▶ **GIVEN INFORMATION**:
-- begin --

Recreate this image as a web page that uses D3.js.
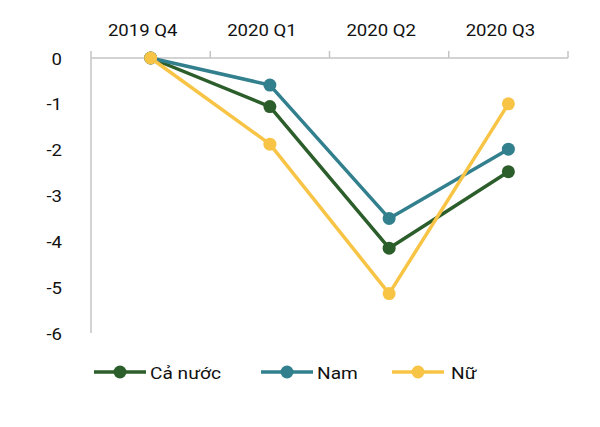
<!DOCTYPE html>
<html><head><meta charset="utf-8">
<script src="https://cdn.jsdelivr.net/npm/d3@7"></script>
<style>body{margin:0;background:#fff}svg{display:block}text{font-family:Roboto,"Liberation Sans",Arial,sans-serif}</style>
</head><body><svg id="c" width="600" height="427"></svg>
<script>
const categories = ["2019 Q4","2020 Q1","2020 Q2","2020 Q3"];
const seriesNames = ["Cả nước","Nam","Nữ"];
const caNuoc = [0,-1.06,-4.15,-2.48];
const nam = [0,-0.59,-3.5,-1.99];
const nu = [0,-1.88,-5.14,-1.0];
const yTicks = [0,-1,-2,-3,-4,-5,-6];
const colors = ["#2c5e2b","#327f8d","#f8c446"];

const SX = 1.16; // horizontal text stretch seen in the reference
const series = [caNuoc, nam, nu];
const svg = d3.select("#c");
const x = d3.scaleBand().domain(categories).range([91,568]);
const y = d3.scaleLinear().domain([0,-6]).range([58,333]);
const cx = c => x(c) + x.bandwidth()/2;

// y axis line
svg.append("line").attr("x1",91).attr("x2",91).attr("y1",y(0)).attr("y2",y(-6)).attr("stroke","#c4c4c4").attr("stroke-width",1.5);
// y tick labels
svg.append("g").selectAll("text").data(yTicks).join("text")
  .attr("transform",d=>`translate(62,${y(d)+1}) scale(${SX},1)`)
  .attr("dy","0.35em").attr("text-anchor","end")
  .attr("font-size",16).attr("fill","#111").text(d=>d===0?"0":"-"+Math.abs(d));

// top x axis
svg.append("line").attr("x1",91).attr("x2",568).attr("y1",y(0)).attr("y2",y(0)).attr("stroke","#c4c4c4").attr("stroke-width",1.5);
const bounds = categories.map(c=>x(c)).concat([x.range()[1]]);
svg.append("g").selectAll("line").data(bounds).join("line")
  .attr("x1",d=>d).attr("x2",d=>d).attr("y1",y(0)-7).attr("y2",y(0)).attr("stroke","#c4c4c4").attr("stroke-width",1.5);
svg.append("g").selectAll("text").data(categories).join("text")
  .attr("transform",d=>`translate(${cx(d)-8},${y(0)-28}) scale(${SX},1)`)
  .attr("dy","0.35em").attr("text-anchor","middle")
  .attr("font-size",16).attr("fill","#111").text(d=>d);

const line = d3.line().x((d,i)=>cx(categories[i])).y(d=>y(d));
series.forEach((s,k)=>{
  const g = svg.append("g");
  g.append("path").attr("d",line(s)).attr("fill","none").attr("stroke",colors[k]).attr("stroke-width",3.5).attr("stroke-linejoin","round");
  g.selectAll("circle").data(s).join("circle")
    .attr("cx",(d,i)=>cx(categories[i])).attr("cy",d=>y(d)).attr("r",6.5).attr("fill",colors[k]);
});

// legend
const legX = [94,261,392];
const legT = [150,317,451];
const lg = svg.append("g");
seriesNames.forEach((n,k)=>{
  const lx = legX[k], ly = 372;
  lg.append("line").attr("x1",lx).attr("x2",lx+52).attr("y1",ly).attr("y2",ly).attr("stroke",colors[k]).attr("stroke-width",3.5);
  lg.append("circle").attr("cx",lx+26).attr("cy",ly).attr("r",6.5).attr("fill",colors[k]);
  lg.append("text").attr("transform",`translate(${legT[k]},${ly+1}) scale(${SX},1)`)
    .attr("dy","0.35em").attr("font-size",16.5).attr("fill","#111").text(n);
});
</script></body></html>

-- end --

▶ **OBJECTIVE**:
Pictures are excluded: retype only the lines from the beginning of the listing above through the line with "const cx = c => x(c) + x.bandwidth()/2;", both included.

▶ **TASK RESULT**:
Recreate this image as a web page that uses D3.js.
<!DOCTYPE html>
<html><head><meta charset="utf-8">
<script src="https://cdn.jsdelivr.net/npm/d3@7"></script>
<style>body{margin:0;background:#fff}svg{display:block}text{font-family:Roboto,"Liberation Sans",Arial,sans-serif}</style>
</head><body><svg id="c" width="600" height="427"></svg>
<script>
const categories = ["2019 Q4","2020 Q1","2020 Q2","2020 Q3"];
const seriesNames = ["Cả nước","Nam","Nữ"];
const caNuoc = [0,-1.06,-4.15,-2.48];
const nam = [0,-0.59,-3.5,-1.99];
const nu = [0,-1.88,-5.14,-1.0];
const yTicks = [0,-1,-2,-3,-4,-5,-6];
const colors = ["#2c5e2b","#327f8d","#f8c446"];

const SX = 1.16; // horizontal text stretch seen in the reference
const series = [caNuoc, nam, nu];
const svg = d3.select("#c");
const x = d3.scaleBand().domain(categories).range([91,568]);
const y = d3.scaleLinear().domain([0,-6]).range([58,333]);
const cx = c => x(c) + x.bandwidth()/2;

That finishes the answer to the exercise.